#### Recorded information:
• • • • •

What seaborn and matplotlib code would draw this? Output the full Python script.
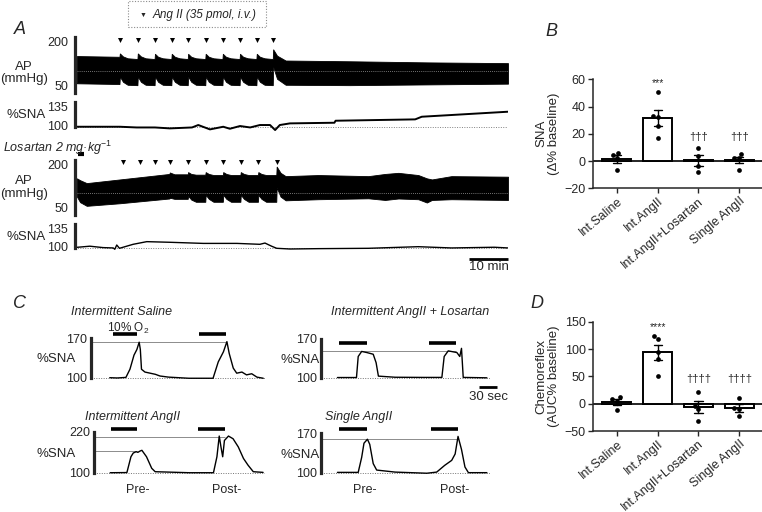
import pandas as pd
import matplotlib.pyplot as plt
from matplotlib.patches import Rectangle
import seaborn as sns

# ---------------- data ----------------
# panel A, top recording (intermittent Ang II); time in min
inj1_t = [11.0, 15.6, 20.0, 24.3, 28.5, 33.0, 37.4, 41.8, 46.1, 50.3]
ap1_t = [0,
         10.9, 11.0, 11.8, 13.0, 15.5, 15.6, 16.4, 17.6, 19.9, 20.0, 20.8, 22.0,
         24.2, 24.3, 25.1, 26.3, 28.4, 28.5, 29.3, 30.5, 32.9, 33.0, 33.8, 35.0,
         37.3, 37.4, 38.2, 39.4, 41.7, 41.8, 42.6, 43.8, 46.0, 46.1, 46.9, 48.1,
         50.2, 50.3, 51.3, 53.5, 70, 90, 110.5]
ap1_hi = [149,
          147, 156, 148, 143, 141, 156, 148, 143, 141, 155, 147, 143,
          141, 155, 147, 143, 141, 155, 147, 143, 141, 155, 147, 143,
          141, 155, 147, 143, 141, 155, 147, 143, 141, 155, 147, 143,
          141, 167, 150, 137, 135, 132, 130]
ap1_lo = [76,
          74, 94, 80, 72, 71, 94, 80, 72, 71, 94, 80, 72,
          71, 94, 80, 72, 71, 94, 80, 72, 71, 94, 80, 72,
          71, 94, 80, 72, 71, 94, 80, 72, 71, 94, 80, 72,
          71, 120, 88, 72, 71, 73, 75]
sna1_t = [0, 11, 15.3, 20, 23.8, 29.5, 31.1, 34.1, 37.5, 39.2, 41.8, 44.4, 46.9,
          49.5, 50.8, 52, 54.6, 66.0, 66.3, 86.7, 88.4, 96, 110.5]
sna1 = [100, 100, 99, 99, 97.7, 99, 102.4, 96.3, 100, 97.2, 101, 99, 102.4,
        102.4, 95.4, 102.4, 104.7, 105.6, 108.4, 110.3, 114, 116.4, 121]

# panel A, bottom recording (Losartan + intermittent Ang II)
losartan_t = [0.3, 1.8]
inj2_t = [11.7, 16.2, 20.0, 23.8, 28.5, 33.0, 37.5, 42.0, 46.5, 51.2]
ap2_t = [0, 0.8, 2.5, 11, 23.7, 23.8, 25, 28.4, 28.5, 29.3, 30.5, 32.9, 33.0, 33.8, 35.0,
         37.4, 37.5, 38.3, 39.5, 41.9, 42.0, 42.8, 44.0, 46.4, 46.5, 47.3, 48.5,
         51.1, 51.2, 52.2, 53.5, 61.9, 74.7, 79, 82.4, 87.5, 89.7, 91, 96, 110.5]
ap2_hi = [150, 145, 137, 147, 162, 166, 161, 161, 167, 162, 160, 160, 167, 162, 159,
          159, 167, 162, 159, 159, 167, 162, 159, 159, 167, 162, 159,
          159, 182, 165, 156, 159, 156, 162, 165, 159, 150, 147, 156, 154.5]
ap2_lo = [100, 85, 75, 82, 95, 97, 94, 94, 102, 92, 86, 86, 105, 94, 86,
          86, 105, 94, 86, 86, 105, 94, 86, 86, 105, 94, 86,
          86, 125, 100, 90, 93, 95.5, 91, 95, 93, 84, 91, 93, 91]
sna2_t = [0, 3.3, 6.7, 9.3, 9.7, 10.2, 10.9, 14.4, 17.9, 23.8, 32.4, 41, 46.9, 48.2,
          49.9, 51.2, 54.6, 61.9, 74.7, 87.5, 96, 107, 110.5]
sna2 = [101.4, 103, 101, 100.5, 98.6, 104.7, 100, 105.7, 109.5, 108.6, 107, 107, 105.7,
        107.5, 103, 100, 99, 99.5, 100, 102.3, 100.5, 101.5, 100.5]
ap_mid = 110

# panel C traces, time in s, %SNA
sal_t = [33, 46, 61, 68, 75, 80, 84, 86, 88, 94, 103, 112, 120, 135,
         170, 212, 221, 230, 236, 240, 247, 253, 262, 270, 279, 288, 299]
sal_v = [100, 99.5, 100.5, 115, 140, 150, 163, 150, 115, 110, 108, 106, 103, 101,
         99, 99, 128, 146, 164, 143, 117, 108, 110, 105, 107, 101, 99]
sal_o2 = [(38, 81), (188, 234)]
sal_peak = [163]

los_t = [29, 62, 65, 71, 80, 91, 96, 100, 129,
         178, 210, 214, 221, 236, 241, 244, 247, 288]
los_v = [100.5, 100.5, 138, 147, 145, 142, 127, 103, 101,
         100.7, 100.7, 138, 148, 145, 138, 152.5, 100.7, 100]
los_o2 = [(32, 80), (188, 234)]
los_peak = [148.5]

ang_t = [28, 57, 64, 68, 73, 76, 80, 83, 91, 100, 106, 126,
         165, 207, 213, 217, 220, 223, 226, 233, 241, 250, 259, 267, 276, 293]
ang_v = [100, 100.5, 147, 158, 162, 160, 164, 166, 147, 113, 103, 102,
         100, 100, 147, 208, 176, 147, 195, 208, 200, 176, 142, 122, 103, 101]
ang_o2 = [(30, 74), (181, 227)]
ang_peak = [165, 206]

sgl_t = [29, 65, 71, 75, 81, 85, 91, 97, 129,
         184, 201, 215, 227, 233, 238, 244, 250, 256, 288]
sgl_v = [100.5, 100.5, 127, 152, 159, 150, 116, 104.6, 101,
         99, 101, 113, 121.7, 133, 164, 141, 110, 100, 100]
sgl_o2 = [(32, 80), (192, 238)]
sgl_peak = [159]

# panels B and D
groups = ['Int.Saline', 'Int.AngII', 'Int.AngII+Losartan', 'Single AngII']
sna_saline = [6.1, 4.4, 2.0, -6.6]
sna_angii = [50.8, 33.0, 32.5, 25.6, 16.6]
sna_losartan = [9.3, 3.9, -3.7, -7.8]
sna_single = [2.0, 2.5, 5.1, -6.6]
chemo_saline = [8.0, 11.6, 4.9, -11.5]
chemo_angii = [124.6, 118.0, 95.2, 81.3, 50.7]
chemo_losartan = [21.4, -4.3, -10.4, -31.7]
chemo_single = [9.8, -8.5, -10.4, -22.0]

# ---------------- figure ----------------
sns.set_style('ticks')
plt.rcParams['font.family'] = ['Liberation Sans', 'DejaVu Sans']
plt.rcParams['mathtext.fontset'] = 'custom'
plt.rcParams['mathtext.rm'] = 'Liberation Sans'
plt.rcParams['mathtext.it'] = 'Liberation Sans:italic'

W, H = 762, 512
fig = plt.figure(figsize=(W / 100, H / 100), dpi=100)


def box(x0, y0, x1, y1):
    return fig.add_axes([x0 / W, 1 - y1 / H, (x1 - x0) / W, (y1 - y0) / H])


def ftext(x, y, s, **kw):
    kw.setdefault('ha', 'center')
    kw.setdefault('va', 'center')
    kw.setdefault('fontsize', 9.5)
    fig.text(x / W, 1 - y / H, s, **kw)


def trace_axes(x0, y0, x1, y1, xlim, ylim, bounds, pad, labels=True):
    ax = box(x0, y0, x1, y1)
    ax.set_xlim(xlim)
    ax.set_ylim(ylim)
    for s in ['top', 'right', 'bottom']:
        ax.spines[s].set_visible(False)
    ax.spines['left'].set_bounds(*bounds)
    ax.spines['left'].set_linewidth(2.3)
    ax.set_xticks([])
    ax.set_yticks(list(bounds))
    if not labels:
        ax.set_yticklabels([])
    ax.tick_params(axis='y', length=0, pad=pad, labelsize=9)
    ax.patch.set_alpha(0)
    return ax


def a_labels(ax, bounds, vas):
    # tick numbers of panel A sit inside the bar ends
    for v, va in zip(bounds, vas):
        ax.text(-0.016, v, str(v), transform=ax.get_yaxis_transform(),
                ha='right', va=va, fontsize=9)


tmin = -0.5
tmax = 110.5

# --- A top
ax = trace_axes(75, 37, 508, 93, (tmin, tmax), (50, 200), (50, 200), 4.5, labels=False)
a_labels(ax, (50, 200), ('bottom', 'top'))
ax.fill_between(ap1_t, ap1_lo, ap1_hi, color='k', lw=0.6)
ax.axhline(ap_mid, color='0.6', lw=0.6, ls=(0, (1, 1.5)))
ax.scatter(inj1_t, [193] * len(inj1_t), marker='v', s=13, c='k', lw=0, clip_on=False)

ax = trace_axes(75, 101.7, 508, 133.9, (tmin, tmax), (90, 135), (100, 135), 4.5, labels=False)
a_labels(ax, (100, 135), ('center', 'top'))
ax.axhline(100, color='0.5', lw=0.7, ls=(0, (1, 1.5)))
sns.lineplot(x=sna1_t, y=sna1, ax=ax, color='k', lw=1.4, sort=False, estimator=None)

# --- A bottom
ax = trace_axes(75, 160, 508, 215, (tmin, tmax), (50, 200), (50, 200), 4.5, labels=False)
a_labels(ax, (50, 200), ('bottom', 'top'))
ax.fill_between(ap2_t, ap2_lo, ap2_hi, color='k', lw=0.6)
ax.axhline(ap_mid, color='0.6', lw=0.6, ls=(0, (1, 1.5)))
ax.scatter(inj2_t, [194.5] * len(inj2_t), marker='v', s=13, c='k', lw=0, clip_on=False)
ax.plot(losartan_t, [217.5, 217.5], color='k', lw=3, solid_capstyle='butt', clip_on=False)

ax = trace_axes(75, 223.8, 508, 255.3, (tmin, tmax), (90, 135), (100, 135), 4.5, labels=False)
a_labels(ax, (100, 135), ('center', 'top'))
ax.axhline(100, color='0.5', lw=0.7, ls=(0, (1, 1.5)))
sns.lineplot(x=sna2_t, y=sna2, ax=ax, color='k', lw=1.0, sort=False, estimator=None)
ax.plot([tmax - 10, tmax], [84.3, 84.3], color='k', lw=2, solid_capstyle='butt', clip_on=False)
ax.text(tmax - 5, 73, '10 min', ha='center', va='center', fontsize=9.5, clip_on=False)

ftext(20, 29.5, 'A', fontsize=13, style='italic')
ftext(24, 73, 'AP\n(mmHg)', linespacing=1.1)
ftext(26, 115, '%SNA')
ftext(24, 187.5, 'AP\n(mmHg)', linespacing=1.1)
ftext(26, 237, '%SNA')
ftext(3, 148, 'Losartan 2 mg·kg$^{-1}$', ha='left', style='italic', fontsize=9)
fig.add_artist(Rectangle((128.3 / W, 1 - 27 / H), (266 - 128.3) / W, 26 / H,
                         transform=fig.transFigure, fill=False, ec='0.55', lw=0.8,
                         ls=(0, (1, 1.5))))
ftext(143.3, 15, '▼', fontsize=5)
ftext(153, 15, 'Ang II (35 pmol, i.v.)', ha='left', style='italic', fontsize=8.5)


# --- C
def c_panel(x0, y0, x1, y1, xmax, ylim, top, t, v, o2, o2y, peaks):
    ax = trace_axes(x0, y0, x1, y1, (0, xmax), ylim, (100, top), 2.5)
    ax.axhline(100, color='0.45', lw=0.7, ls=(0, (1, 1.5)))
    for i, p in enumerate(peaks):
        end = o2[-1][1] if i == len(peaks) - 1 else o2[0][1]
        ax.hlines(p, 0, end, color='0.55', lw=0.7)
    sns.lineplot(x=t, y=v, ax=ax, color='k', lw=1.0, sort=False, estimator=None)
    for a, b in o2:
        ax.plot([a, b], [o2y, o2y], color='k', lw=2.6, solid_capstyle='butt',
                transform=ax.get_xaxis_transform(), clip_on=False)
    return ax


c_panel(90.7, 329.8, 265, 382.2, 302, (92, 185), 170, sal_t, sal_v, sal_o2, 0.914, sal_peak)
ax = c_panel(320.7, 330.1, 490, 382.3, 293.4, (92, 185), 170, los_t, los_v, los_o2, 0.759, los_peak)
ax.plot([275, 305], [83, 83], color='k', lw=2, solid_capstyle='butt', clip_on=False)
ax.text(290, 65.8, '30 sec', ha='center', va='center', fontsize=9.5, clip_on=False)
c_panel(94, 427.9, 265, 476.8, 296.3, (88, 232), 220, ang_t, ang_v, ang_o2, 0.971, ang_peak)
c_panel(320.7, 426.2, 490, 477.2, 293.4, (92, 182), 170, sgl_t, sgl_v, sgl_o2, 0.939, sgl_peak)

ftext(19, 303, 'C', fontsize=13, style='italic')
ftext(122, 311.7, 'Intermittent Saline', style='italic', fontsize=9)
ftext(128, 328, '10% O$_{\\rm 2}$', fontsize=8.5)
ftext(410, 311.7, 'Intermittent AngII + Losartan', style='italic', fontsize=9)
ftext(133, 417, 'Intermittent AngII', style='italic', fontsize=9)
ftext(359, 417, 'Single AngII', style='italic', fontsize=9)
for x, y in [(56, 359), (56, 454), (300, 360), (300, 455)]:
    ftext(x, y, '%SNA')
for x, s in [(138, 'Pre-'), (227, 'Post-'), (365, 'Pre-'), (455, 'Post-')]:
    ftext(x, 490, s, fontsize=9)


# --- B and D
def bar_panel(y0, y1, data, ylim, yticks, ylabel, star, star_y, dag, dag_y):
    df = pd.DataFrame({'group': [g for g, v in zip(groups, data) for _ in v],
                       'value': [x for v in data for x in v]})
    ax = box(592.7, y0, 761.7, y1)
    sns.barplot(data=df, x='group', y='value', order=groups, errorbar='se', capsize=0.2,
                color='white', edgecolor='k', linewidth=1.4, width=0.72,
                err_kws={'linewidth': 1.0, 'color': 'k'}, ax=ax)
    sns.swarmplot(data=df, x='group', y='value', order=groups, color='k', size=3.4, ax=ax)
    ax.axhline(0, color='k', lw=1.2, zorder=0.5)
    ax.set_xlim(-0.59, 3.55)
    ax.set_ylim(ylim)
    ax.set_yticks(yticks)
    sns.despine(ax=ax)
    ax.spines['left'].set_linewidth(1.1)
    ax.spines['bottom'].set_linewidth(1.1)
    ax.tick_params(axis='both', length=3.5, width=1, labelsize=9, pad=1.5)
    ax.set_xticks(range(len(groups)))
    ax.set_xticklabels(groups, rotation=40, ha='right', rotation_mode='anchor')
    ax.set_xlabel('')
    ax.set_ylabel(ylabel, fontsize=9.5, labelpad=3, linespacing=1.1)
    ax.text(1, star_y, star, ha='center', va='center', fontsize=7.5)
    for i in (2, 3):
        ax.text(i, dag_y, dag, ha='center', va='center', fontsize=8)
    ax.patch.set_alpha(0)
    return ax


bar_panel(79.3, 188.3, [sna_saline, sna_angii, sna_losartan, sna_single], (-20, 60),
          [-20, 0, 20, 40, 60], 'SNA\n(Δ% baseline)', '***', 57.5, '†††', 17.8)
bar_panel(321.7, 431, [chemo_saline, chemo_angii, chemo_losartan, chemo_single], (-50, 150),
          [-50, 0, 50, 100, 150], 'Chemoreflex\n(AUC% baseline)', '****', 139.8, '††††', 44.7)
ftext(551.7, 31.7, 'B', fontsize=13, style='italic')
ftext(537, 303, 'D', fontsize=13, style='italic')

fig.savefig('out.png', dpi=100)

• • • • •

#### Task goal:
Return from the data every line that holds "seaborn".

#### Solution to this exercise:
What seaborn and matplotlib code would draw this? Output the full Python script.
import seaborn as sns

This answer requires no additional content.